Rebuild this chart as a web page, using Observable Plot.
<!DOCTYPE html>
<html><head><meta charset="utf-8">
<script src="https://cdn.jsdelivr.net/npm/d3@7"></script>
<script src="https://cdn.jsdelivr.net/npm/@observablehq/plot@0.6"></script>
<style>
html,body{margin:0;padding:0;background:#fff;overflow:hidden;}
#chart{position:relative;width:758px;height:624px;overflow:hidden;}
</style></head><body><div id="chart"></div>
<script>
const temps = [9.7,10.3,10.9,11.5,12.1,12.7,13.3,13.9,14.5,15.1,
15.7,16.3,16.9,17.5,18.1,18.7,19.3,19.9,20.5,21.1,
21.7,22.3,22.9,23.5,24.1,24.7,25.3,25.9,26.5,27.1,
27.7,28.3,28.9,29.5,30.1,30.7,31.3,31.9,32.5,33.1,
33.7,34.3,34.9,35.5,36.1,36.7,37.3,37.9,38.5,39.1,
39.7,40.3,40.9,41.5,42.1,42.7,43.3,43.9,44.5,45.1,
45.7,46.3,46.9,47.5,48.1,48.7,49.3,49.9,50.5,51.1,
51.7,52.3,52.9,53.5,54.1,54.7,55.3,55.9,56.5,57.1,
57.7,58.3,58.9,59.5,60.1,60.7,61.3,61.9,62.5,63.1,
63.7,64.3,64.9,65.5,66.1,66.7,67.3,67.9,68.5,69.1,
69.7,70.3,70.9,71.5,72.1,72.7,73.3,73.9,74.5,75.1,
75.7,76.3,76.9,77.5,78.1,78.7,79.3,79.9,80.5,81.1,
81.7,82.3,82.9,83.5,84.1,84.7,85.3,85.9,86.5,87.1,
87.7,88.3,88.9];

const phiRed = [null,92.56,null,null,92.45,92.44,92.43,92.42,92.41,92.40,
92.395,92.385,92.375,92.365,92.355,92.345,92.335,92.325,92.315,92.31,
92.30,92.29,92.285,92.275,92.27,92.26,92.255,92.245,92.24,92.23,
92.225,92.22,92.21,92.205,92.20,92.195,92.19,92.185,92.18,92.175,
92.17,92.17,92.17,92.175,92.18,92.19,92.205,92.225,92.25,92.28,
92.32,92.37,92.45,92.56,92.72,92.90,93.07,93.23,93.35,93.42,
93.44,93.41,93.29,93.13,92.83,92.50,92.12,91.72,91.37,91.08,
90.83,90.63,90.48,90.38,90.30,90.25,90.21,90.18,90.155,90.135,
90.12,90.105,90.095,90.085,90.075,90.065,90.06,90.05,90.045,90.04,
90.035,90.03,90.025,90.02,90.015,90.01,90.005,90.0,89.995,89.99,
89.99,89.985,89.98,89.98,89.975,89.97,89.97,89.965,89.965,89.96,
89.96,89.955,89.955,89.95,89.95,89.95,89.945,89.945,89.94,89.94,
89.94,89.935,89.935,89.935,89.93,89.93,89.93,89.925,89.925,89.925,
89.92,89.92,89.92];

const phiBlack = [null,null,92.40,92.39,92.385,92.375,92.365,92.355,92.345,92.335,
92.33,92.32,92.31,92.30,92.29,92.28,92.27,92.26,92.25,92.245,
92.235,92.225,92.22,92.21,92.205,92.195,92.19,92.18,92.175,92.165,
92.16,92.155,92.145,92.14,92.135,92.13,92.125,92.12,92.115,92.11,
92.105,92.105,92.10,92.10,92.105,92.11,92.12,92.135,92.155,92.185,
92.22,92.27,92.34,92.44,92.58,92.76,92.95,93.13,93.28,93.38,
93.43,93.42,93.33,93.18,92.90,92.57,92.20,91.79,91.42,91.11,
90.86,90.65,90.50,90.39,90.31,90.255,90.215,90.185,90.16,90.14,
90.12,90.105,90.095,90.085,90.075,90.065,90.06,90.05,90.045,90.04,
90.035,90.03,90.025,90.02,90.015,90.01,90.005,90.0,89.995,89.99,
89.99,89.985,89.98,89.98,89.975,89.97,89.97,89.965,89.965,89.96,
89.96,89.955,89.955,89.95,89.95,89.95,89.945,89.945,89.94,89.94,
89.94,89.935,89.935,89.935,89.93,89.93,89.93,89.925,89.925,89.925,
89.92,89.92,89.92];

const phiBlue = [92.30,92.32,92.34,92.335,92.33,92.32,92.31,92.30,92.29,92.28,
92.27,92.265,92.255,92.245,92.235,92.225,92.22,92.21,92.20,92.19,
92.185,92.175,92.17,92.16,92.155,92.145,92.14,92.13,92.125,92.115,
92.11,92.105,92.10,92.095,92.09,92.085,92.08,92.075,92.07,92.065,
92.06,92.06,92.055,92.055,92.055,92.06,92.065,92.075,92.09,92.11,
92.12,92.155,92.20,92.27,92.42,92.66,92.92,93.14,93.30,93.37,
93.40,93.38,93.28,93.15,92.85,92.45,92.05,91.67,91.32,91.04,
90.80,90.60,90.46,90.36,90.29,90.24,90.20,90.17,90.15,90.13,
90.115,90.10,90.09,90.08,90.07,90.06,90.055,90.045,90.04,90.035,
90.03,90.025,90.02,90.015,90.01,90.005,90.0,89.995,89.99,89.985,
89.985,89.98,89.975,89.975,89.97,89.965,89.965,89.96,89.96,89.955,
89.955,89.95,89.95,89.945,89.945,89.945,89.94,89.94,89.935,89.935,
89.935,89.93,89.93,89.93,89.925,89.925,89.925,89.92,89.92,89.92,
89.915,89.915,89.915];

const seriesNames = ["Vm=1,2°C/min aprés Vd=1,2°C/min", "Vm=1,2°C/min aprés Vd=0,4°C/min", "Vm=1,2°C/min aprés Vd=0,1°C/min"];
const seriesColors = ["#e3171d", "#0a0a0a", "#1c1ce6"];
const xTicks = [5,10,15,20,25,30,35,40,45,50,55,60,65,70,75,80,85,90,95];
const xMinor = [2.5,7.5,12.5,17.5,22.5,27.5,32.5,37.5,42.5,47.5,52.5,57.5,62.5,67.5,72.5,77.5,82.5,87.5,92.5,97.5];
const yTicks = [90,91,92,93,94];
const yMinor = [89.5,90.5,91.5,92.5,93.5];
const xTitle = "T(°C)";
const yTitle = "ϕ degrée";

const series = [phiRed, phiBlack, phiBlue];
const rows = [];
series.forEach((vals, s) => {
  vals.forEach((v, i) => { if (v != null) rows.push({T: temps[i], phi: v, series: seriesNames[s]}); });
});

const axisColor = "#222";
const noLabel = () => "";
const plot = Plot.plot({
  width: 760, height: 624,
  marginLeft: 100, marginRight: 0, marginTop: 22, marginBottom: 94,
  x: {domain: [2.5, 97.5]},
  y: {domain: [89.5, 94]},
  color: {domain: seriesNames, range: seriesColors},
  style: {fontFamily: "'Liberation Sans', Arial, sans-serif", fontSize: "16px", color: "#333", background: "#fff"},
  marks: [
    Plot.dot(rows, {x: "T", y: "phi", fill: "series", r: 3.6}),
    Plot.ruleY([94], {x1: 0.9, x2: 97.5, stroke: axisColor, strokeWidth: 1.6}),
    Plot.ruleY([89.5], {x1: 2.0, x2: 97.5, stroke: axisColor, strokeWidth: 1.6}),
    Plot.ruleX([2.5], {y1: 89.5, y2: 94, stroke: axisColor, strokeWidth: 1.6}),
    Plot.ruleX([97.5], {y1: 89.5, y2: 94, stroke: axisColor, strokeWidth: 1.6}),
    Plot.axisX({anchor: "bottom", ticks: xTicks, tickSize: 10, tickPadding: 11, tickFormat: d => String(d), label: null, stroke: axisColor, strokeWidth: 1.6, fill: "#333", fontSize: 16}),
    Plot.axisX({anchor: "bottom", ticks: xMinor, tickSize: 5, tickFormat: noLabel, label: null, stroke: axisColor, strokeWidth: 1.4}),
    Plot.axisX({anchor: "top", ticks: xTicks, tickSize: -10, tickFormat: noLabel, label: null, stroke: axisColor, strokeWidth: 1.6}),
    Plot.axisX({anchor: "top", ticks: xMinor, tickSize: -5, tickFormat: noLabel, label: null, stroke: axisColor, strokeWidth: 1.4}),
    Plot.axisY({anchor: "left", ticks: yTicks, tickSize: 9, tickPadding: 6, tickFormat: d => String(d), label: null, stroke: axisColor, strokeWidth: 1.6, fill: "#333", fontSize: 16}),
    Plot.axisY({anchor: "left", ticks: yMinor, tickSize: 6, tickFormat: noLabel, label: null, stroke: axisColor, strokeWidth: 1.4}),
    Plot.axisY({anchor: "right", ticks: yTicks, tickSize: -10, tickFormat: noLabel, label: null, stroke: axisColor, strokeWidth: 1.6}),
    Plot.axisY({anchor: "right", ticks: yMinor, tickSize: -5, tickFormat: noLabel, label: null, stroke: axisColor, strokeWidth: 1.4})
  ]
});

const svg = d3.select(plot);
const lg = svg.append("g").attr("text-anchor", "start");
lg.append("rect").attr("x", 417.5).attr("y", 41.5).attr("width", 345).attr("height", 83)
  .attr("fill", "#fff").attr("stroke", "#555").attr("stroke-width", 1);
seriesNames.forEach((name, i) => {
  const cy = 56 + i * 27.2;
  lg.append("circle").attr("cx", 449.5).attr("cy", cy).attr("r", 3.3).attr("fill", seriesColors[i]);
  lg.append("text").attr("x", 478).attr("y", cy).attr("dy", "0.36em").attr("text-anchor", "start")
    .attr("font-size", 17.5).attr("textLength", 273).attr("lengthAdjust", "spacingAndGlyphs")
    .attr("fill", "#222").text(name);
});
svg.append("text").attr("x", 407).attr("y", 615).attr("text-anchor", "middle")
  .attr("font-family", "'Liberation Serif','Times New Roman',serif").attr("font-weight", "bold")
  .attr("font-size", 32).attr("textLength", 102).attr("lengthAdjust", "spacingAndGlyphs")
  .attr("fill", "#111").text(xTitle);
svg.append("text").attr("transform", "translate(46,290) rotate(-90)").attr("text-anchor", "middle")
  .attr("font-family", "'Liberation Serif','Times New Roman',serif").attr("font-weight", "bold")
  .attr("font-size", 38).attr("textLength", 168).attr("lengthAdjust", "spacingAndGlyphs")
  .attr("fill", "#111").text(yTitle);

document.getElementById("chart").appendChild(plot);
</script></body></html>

Stated problem: From the listing above, pick out every line containing "chart".

Exercise output:
Rebuild this chart as a web page, using Observable Plot.
#chart{position:relative;width:758px;height:624px;overflow:hidden;}
</style></head><body><div id="chart"></div>
document.getElementById("chart").appendChild(plot);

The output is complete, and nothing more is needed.